A report published recently in the Massachusetts Institute of Technology's MIT Technology Review brought the topic up for discussion. Harald Ott, a surgeon from the Harvard Medical School, is said to be spearheading the refurbished animal organ revolution. The report states that someday, people who need transplants may view Ott's methods as the standard solution for all of their problems.
According to the report, Ott's lab has unusual methods that involve taking animal organs and cleaning them up, then later turning them into human-compatible versions that can be used in actual, live organ transplants. The process usually starts with the animal organs being hooked up to a pump, which then send detergent throughout them in order to clean them up. Then, once the organs have been emptied of all traces of their animal origins, they are treated as a sort of empty scaffolding, which can be populated with human stem cells taken from patients – the potential recipients. It is through this that the scientists at the lab aim to create fully compatible human organs that won't be rejected by the body of the person who receives the organ in a transplant.

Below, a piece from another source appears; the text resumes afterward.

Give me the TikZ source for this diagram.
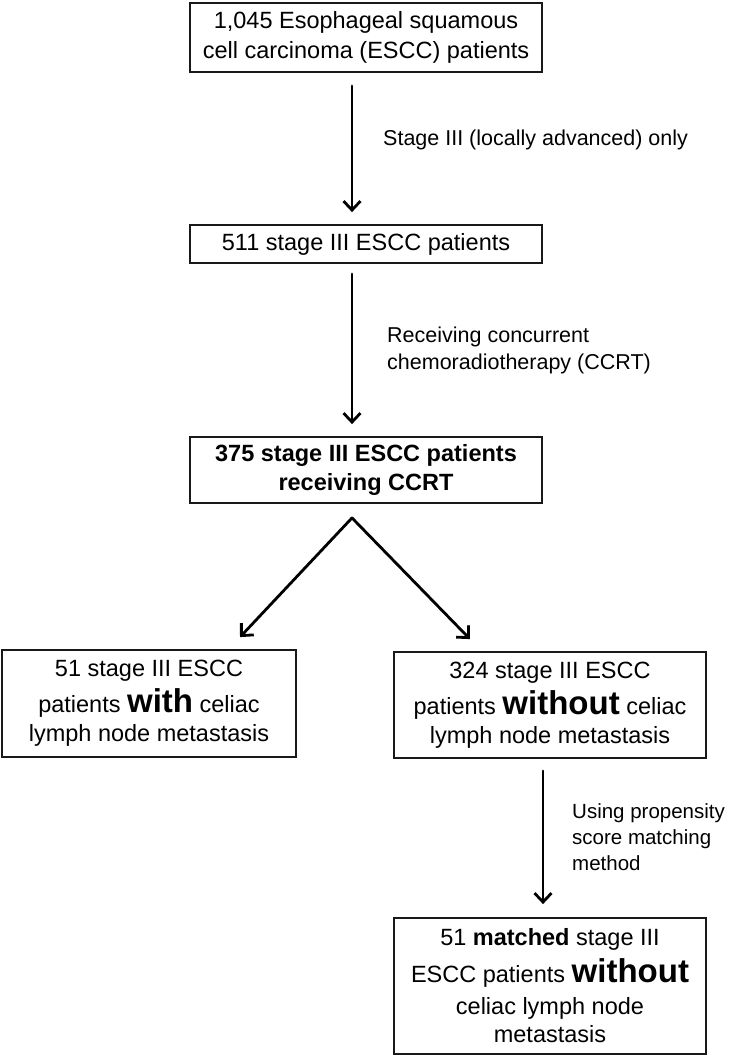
\documentclass[tikz,border=0pt]{standalone}
\usepackage{fontspec}
\setmainfont{Liberation Sans}
\usetikzlibrary{arrows.meta,calc}
\begin{document}
\begin{tikzpicture}[x=1pt,y=-1pt,
  box/.style={draw=black!90,line width=1.8pt,fill=white,align=center,inner sep=0pt,
    font=\fontsize{23.5}{29}\selectfont},
  arr/.style={line width=2.8pt,line cap=round,-{Straight Barb[length=9pt,width=17pt]}},
  lab/.style={anchor=west,align=left,inner sep=0pt}]
\useasboundingbox (0,0) rectangle (733,1056);
\newcommand{\bigb}[1]{{\fontsize{33}{33}\selectfont\bfseries #1}}
\node[box,minimum width=352pt,minimum height=69pt] (b1) at (366,37.5)
  {1,045 Esophageal squamous\\[1pt]cell carcinoma (ESCC) patients};
\node[box,minimum width=352pt,minimum height=38pt] (b2) at (366,244)
  {511 stage III ESCC patients};
\node[box,minimum width=352pt,minimum height=66pt,font=\fontsize{23.5}{29}\selectfont\bfseries] (b3) at (366,470)
  {375 stage III ESCC patients\\receiving CCRT};
\node[box,minimum width=294pt,minimum height=107pt] (b4) at (149,703.5)
  {51 stage III ESCC\\[7pt]patients \bigb{with} celiac\\[0pt]lymph node metastasis};
\node[box,minimum width=312pt,minimum height=106pt] (b5) at (550,705)
  {324 stage III ESCC\\[7pt]patients \bigb{without} celiac\\[0pt]lymph node metastasis};
\node[box,minimum width=312pt,minimum height=136pt] (b6) at (550,986)
  {51 \textbf{matched} stage III\\[8pt]ESCC patients \bigb{without}\\[3pt]celiac lymph node\\[-1pt]metastasis};
\coordinate (ax) at (352,0);
\coordinate (bx) at (543,0);
\coordinate (apex) at ($(b3.south -| ax)+(0,14)$);
\coordinate (tl) at ($(b4.north -| 240,0)+(0,-12)$);
\coordinate (tr) at ($(b5.north -| 470,0)+(0,-12)$);
\draw[arr] ($(b1.south -| ax)+(0,13)$) -- ($(b2.north -| ax)+(0,-12)$);
\draw[arr] ($(b2.south -| ax)+(0,10)$) -- ($(b3.north -| ax)+(0,-12)$);
\draw[arr] (apex) -- (tl);
\draw[arr] (apex) -- (tr);
\draw[arr] ($(b5.south -| bx)+(0,12)$) -- ($(b6.north -| bx)+(0,-13)$);
\node[lab,font=\fontsize{21.5}{26}\selectfont] (l1) at (383,140) {Stage III (locally advanced) only};
\node[lab,font=\fontsize{21.5}{27}\selectfont] (l2) at (387,350) {Receiving concurrent\\chemoradiotherapy (CCRT)};
\node[lab,font=\fontsize{20.5}{26}\selectfont] (l3) at (572,837) {Using propensity\\score matching\\method};
\end{tikzpicture}
\end{document}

It is said that the lab's most recent work is based on an old technique developed by Ott himself called lung regeneration, a process that turns lungs from animals such as rats and pigs into lungs that are fully compatible with humans. Although rat lungs aren't really suitable for human lung transplants, they at least offer a good way of testing if the regeneration procedure even works, according to the lab scientists.
Using their current methods, the team at Ott's lab has been able to transplant organs that were re-created using human stem cells right back into the pigs and rats from which they were taken. Of course, the fact that the lungs already had human cells inside them made them foreign to the animals, so they were rejected and the animals weren't able to survive past a week. To the team, this meant success as it proved that their methods can indeed work in real, live organisms.
Working or not, the methods and processes used in Ott's lab certainly cross a lot of moral and ethical boundaries. For one thing, any and all "donor" animals would be serving no other purpose except to die if the transplant operations are ever going to be successful. Not to mention, if the process becomes streamlined, Ott's lab and others like it would most likely function as mere "transplant farms" that would raise animals only to slaughter them when their organs need to be harvested for human transplant recipients.
This kind of work still has a long way to go before it ever becomes accepted by the general public. And it might be far easier to instill a sense of personal responsibility and accountability in individuals instead of pushing for its acceptance, so that people can be more open to alternative forms of treatment that are more natural. People can take better care of themselves as well as others by simply being more mindful of their lifestyle, instead of waiting for things to become so bad that they need a full-blown organ transplant.